Abe appeared on the cover of TIME twice during his first, one-year term as prime minister from 2006 to 2007 and once during his second term, which lasted seven years from 2012 to 2020. In 2014, he gave a wide-ranging interview to TIME at moment when, as the magazine wrote, “Japan searches for its soul,” citing the 2011 Fukushima nuclear disaster and China surpassing Japan as the world’s second biggest economy.
Abe talked about his worldview and what keeps him going. “I am a patriot,” he told TIME in the April 28, 2014 issue. As he explained his approach to foreign policy, “I have made a pledge never to wage war again, that we must build a world that is free from the sufferings of the devastation of war.” (Read highlights of the interview here.)
He described a pillar of his foreign policy as strengthening Japan’s relationship with the U.S. As he put it, “Japan became an ally of the U.S., whom it fought against in the past war. I think this alliance has largely contributed to the peace and stability of the Asia-Pacific region.”
He also boasted that he has thick skin when it comes to criticism. “Since I am a politician, I often get criticized, as I try to exercise what I believe to be right,” he said. “However, if you mind such criticism, I think you can’t protect people’s lives.”
TIME’s features on Abe also included constructive criticism of his leadership. In a profile reported from Tokyo in its Sept. 18, 2006 Asia edition, the magazine characterized the 51-year-old poised to become Japan’s youngest prime minister since World War II as an “enigma” and “an unabashed conservative, eager to strengthen the U.S. alliance and promote a more assertive role for Japan abroad, despite the risk of further antagonizing neighbors like China and South Korea.”
A year later, the magazine reported that he “mended fences” with China and South Korea—though tensions with both countries would rise again during Abe’s second term. When he resigned, in poor health, TIME delivered a post-mortem on his brief tenure in the Sep. 24, 2007 Asia edition. “He set up a legal framework to amend the constitution, which includes clauses that currently keep Japan’s army from active participation in combat,” the feature said. “Yet for all his ambitious foreign-policy goals, Abe was undone by far more prosaic domestic concerns. According to results of a government survey released on Sept. 8, what the Japanese most wanted from their leaders were medical and pension reform, better elderly care and more jobs.”

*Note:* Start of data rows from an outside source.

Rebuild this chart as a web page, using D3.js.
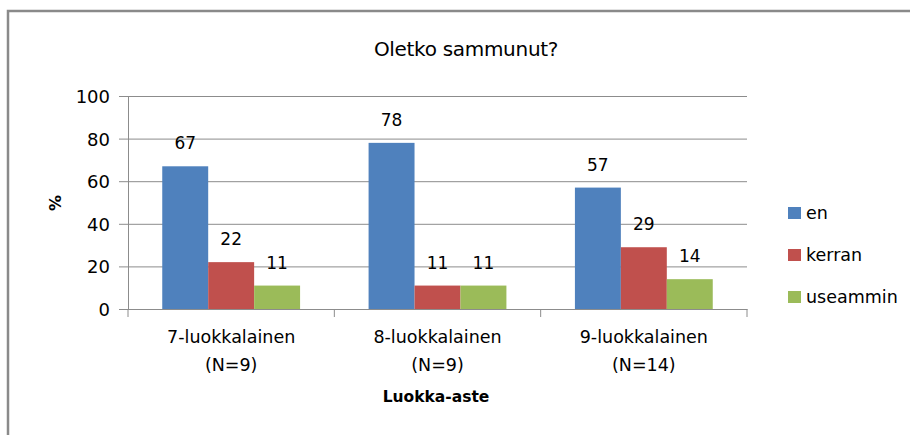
<!DOCTYPE html>
<html>
<head>
<meta charset="utf-8">
<script src="https://cdnjs.cloudflare.com/ajax/libs/d3/7.8.5/d3.min.js"></script>
<style>
  html, body { margin: 0; padding: 0; background: #fff; }
  svg text { font-family: "DejaVu Sans", sans-serif; fill: #000; }
</style>
</head>
<body>
<div class="chart-container"></div>
<script>
/* Oletko sammunut? - grouped bar chart */

var categories = ["7-luokkalainen|(N=9)", "8-luokkalainen|(N=9)", "9-luokkalainen|(N=14)"];
var seriesNames = ["en", "kerran", "useammin"];
var seriesColors = ["#4f81bd", "#c0504d", "#9bbb59"];
var valuesEn = [67, 78, 57];
var valuesKerran = [22, 11, 29];
var valuesUseammin = [11, 11, 14];
var yTicks = [0, 20, 40, 60, 80, 100];

var seriesValues = [valuesEn, valuesKerran, valuesUseammin];

var w = 910;
var h = 435;
var plot = { left: 128, right: 747, top: 96, bottom: 309 };

var svg = d3.select(".chart-container")
    .append("svg")
    .attr("width", w)
    .attr("height", h);

// Frame
svg.append("rect")
    .attr("x", 8)
    .attr("y", 11)
    .attr("width", 960)
    .attr("height", 500)
    .attr("fill", "#fff")
    .attr("stroke", "#8a8a8a")
    .attr("stroke-width", 2.5);

// Title
svg.append("text")
    .attr("x", 466)
    .attr("y", 56)
    .attr("text-anchor", "middle")
    .style("font-size", "20px")
    .style("letter-spacing", "-0.3px")
    .text("Oletko sammunut?");

// Scales
var x0 = d3.scaleBand()
    .domain(categories)
    .range([plot.left, plot.right])
    .padding(0);

var gap = x0.bandwidth() * 0.332;
var x1 = d3.scaleBand()
    .domain(seriesNames)
    .range([gap / 2, x0.bandwidth() - gap / 2])
    .padding(0);

var y = d3.scaleLinear()
    .domain([0, 100])
    .range([plot.bottom, plot.top]);

// Gridlines + y axis
var yAxis = d3.axisLeft(y)
    .tickValues(yTicks)
    .tickSize(-(plot.right - plot.left))
    .tickPadding(18);

var gy = svg.append("g")
    .attr("transform", "translate(" + plot.left + ",0)")
    .call(yAxis);

gy.select(".domain").attr("stroke", "#8c8c8c");
gy.selectAll(".tick line")
    .attr("stroke", "#8c8c8c")
    .attr("x1", -9);
gy.selectAll(".tick text")
    .style("font-size", "18px")
    .style("font-family", "DejaVu Sans, sans-serif")
    .attr("fill", "#000")
    .attr("dy", "0.36em");

// x axis
var xAxis = d3.axisBottom(x0)
    .tickValues([])
    .tickSizeOuter(0);

var gx = svg.append("g")
    .attr("transform", "translate(0," + plot.bottom + ")")
    .call(xAxis);
gx.select(".domain").attr("stroke", "#8c8c8c");

// tick marks at band boundaries
var boundaries = categories.map(function (c) { return x0(c); }).concat([plot.right]);
gx.selectAll(".bound")
    .data(boundaries)
    .enter()
    .append("line")
    .attr("class", "bound")
    .attr("x1", function (d) { return d; })
    .attr("x2", function (d) { return d; })
    .attr("y1", 0)
    .attr("y2", 8)
    .attr("stroke", "#8c8c8c");

// category labels
var catLabels = svg.selectAll(".cat")
    .data(categories)
    .enter()
    .append("text")
    .attr("class", "cat")
    .attr("text-anchor", "middle")
    .style("font-size", "17.5px")
    .attr("transform", function (d) {
        return "translate(" + (x0(d) + x0.bandwidth() / 2) + ",0)";
    });

catLabels.selectAll("tspan")
    .data(function (d) { return d.split("|"); })
    .enter()
    .append("tspan")
    .attr("x", 0)
    .attr("y", function (d, i) { return 343 + i * 28; })
    .text(function (d) { return d; });

// Bars
var groups = svg.selectAll(".group")
    .data(categories)
    .enter()
    .append("g")
    .attr("class", "group")
    .attr("transform", function (d) { return "translate(" + x0(d) + ",0)"; });

groups.selectAll("rect")
    .data(function (d, ci) {
        return seriesNames.map(function (s, si) {
            return { series: s, value: seriesValues[si][ci], color: seriesColors[si] };
        });
    })
    .enter()
    .append("rect")
    .attr("x", function (d) { return x1(d.series); })
    .attr("y", function (d) { return y(d.value); })
    .attr("width", x1.bandwidth())
    .attr("height", function (d) { return y(0) - y(d.value); })
    .attr("fill", function (d) { return d.color; });

groups.selectAll(".val")
    .data(function (d, ci) {
        return seriesNames.map(function (s, si) {
            return { series: s, value: seriesValues[si][ci] };
        });
    })
    .enter()
    .append("text")
    .attr("class", "val")
    .attr("x", function (d) { return x1(d.series) + x1.bandwidth() / 2; })
    .attr("y", function (d) { return y(d.value) - 17; })
    .attr("text-anchor", "middle")
    .style("font-size", "17px")
    .text(function (d) { return d.value; });

// Axis titles
svg.append("text")
    .attr("transform", "translate(61,203) rotate(-90)")
    .attr("text-anchor", "middle")
    .style("font-size", "16px")
    .style("font-weight", "bold")
    .text("%");

svg.append("text")
    .attr("x", 436)
    .attr("y", 402)
    .attr("text-anchor", "middle")
    .style("font-size", "15.5px")
    .style("font-weight", "bold")
    .text("Luokka-aste");

// Legend
var legend = svg.selectAll(".legend")
    .data(seriesNames)
    .enter()
    .append("g")
    .attr("class", "legend")
    .attr("transform", function (d, i) { return "translate(788," + (207 + i * 42) + ")"; });

legend.append("rect")
    .attr("width", 13)
    .attr("height", 12)
    .attr("fill", function (d, i) { return seriesColors[i]; });

legend.append("text")
    .attr("x", 18)
    .attr("y", 12)
    .style("font-size", "17.5px")
    .text(function (d) { return d; });
</script>
</body>
</html>
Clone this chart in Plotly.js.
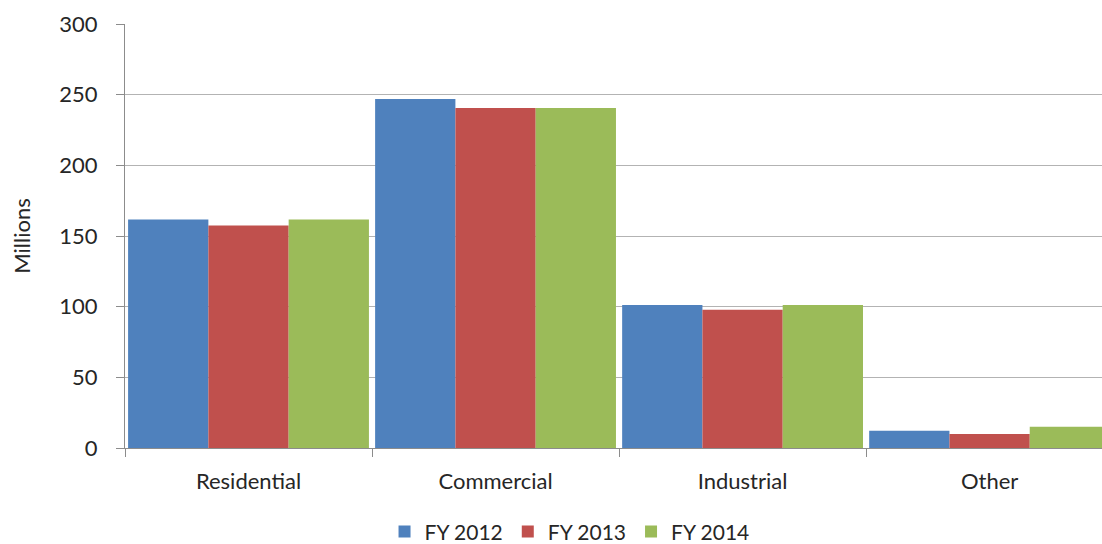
<!DOCTYPE html>
<html>
<head>
<meta charset="utf-8">
<script src="https://cdn.plot.ly/plotly-3.0.1.min.js"></script>
<style>html,body{margin:0;padding:0;background:#fff;}#chart{width:1102px;height:544px;}</style>
</head>
<body>
<div id="chart"></div>
<script>
const categories = ["Residential", "Commercial", "Industrial", "Other"];
const seriesNames = ["FY 2012", "FY 2013", "FY 2014"];
const fy2012 = [161.6, 247.0, 101.1, 12.2];
const fy2013 = [157.4, 240.6, 97.8, 9.9];
const fy2014 = [161.6, 240.6, 101.1, 15.0];
const yTicks = [0, 50, 100, 150, 200, 250, 300];
const colors = ["#4F81BD", "#C0504D", "#9BBB59"];

const values = [fy2012, fy2013, fy2014];
const traces = values.map((v, i) => ({
  type: "bar",
  name: seriesNames[i],
  x: categories,
  y: v,
  marker: {color: colors[i], line: {width: 0}},
  hoverinfo: "none"
}));

const fam = "Lato, 'Open Sans', sans-serif";
const txt = "#262626";

const layout = {
  width: 1102, height: 544,
  margin: {l: 125, r: 0, t: 24, b: 96, autoexpand: false},
  paper_bgcolor: "#fff", plot_bgcolor: "#fff",
  font: {family: fam, size: 22, color: txt},
  barmode: "group",
  bargap: 0.025,
  bargroupgap: 0,
  showlegend: true,
  legend: {
    orientation: "h", x: 0.455, xanchor: "center", y: -0.198, yanchor: "middle",
    font: {family: fam, size: 21, color: txt},
    tracegroupgap: 0,
    traceorder: "normal"
  },
  xaxis: {
    type: "category",
    range: [-0.5, 3.455],
    showgrid: false,
    showline: true, linecolor: "#8c8c8c", linewidth: 1,
    ticks: "outside", tickson: "boundaries", ticklen: 8, tickcolor: "#8c8c8c",
    tickfont: {family: fam, size: 22, color: txt},
    ticklabelstandoff: 14,
    automargin: false,
    fixedrange: true
  },
  yaxis: {
    range: [0, 300],
    tickvals: yTicks,
    ticktext: yTicks.map(String),
    showgrid: true, gridcolor: "#b3b3b3", gridwidth: 1,
    showline: true, linecolor: "#8c8c8c", linewidth: 1,
    ticks: "outside", ticklen: 8, tickcolor: "#8c8c8c",
    tickfont: {family: fam, size: 22, color: txt},
    ticklabelstandoff: 14,
    zeroline: false,
    title: {text: "Millions", font: {family: fam, size: 22, color: txt}, standoff: 22},
    automargin: false,
    fixedrange: true
  }
};

Plotly.newPlot("chart", traces, layout, {displayModeBar: false, staticPlot: true});
</script>
</body>
</html>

In 2018, Abe was named to the TIME100 list of the world’s most influential people. In a tribute, Australian Prime Minister Malcolm Turnbull hailed Abe’s “confident and dynamic leadership” and described him as “flexible” and “a careful listener” who is “always willing to work to accommodate the views of others,” highlighting his role in securing the Trans-Pacific Partnership trade deal that Japan, Australia and nine other nations signed that March.
This embrace of multilateralism is a big part of what his tenure will be remembered for, TIME columnist Ian Bremmer wrote when Abe stepped down in 2020—again because of health reasons. As Bremmer put it, “Japan became a much more prominent international player. And Abe’s personal diplomacy is a big reason why.”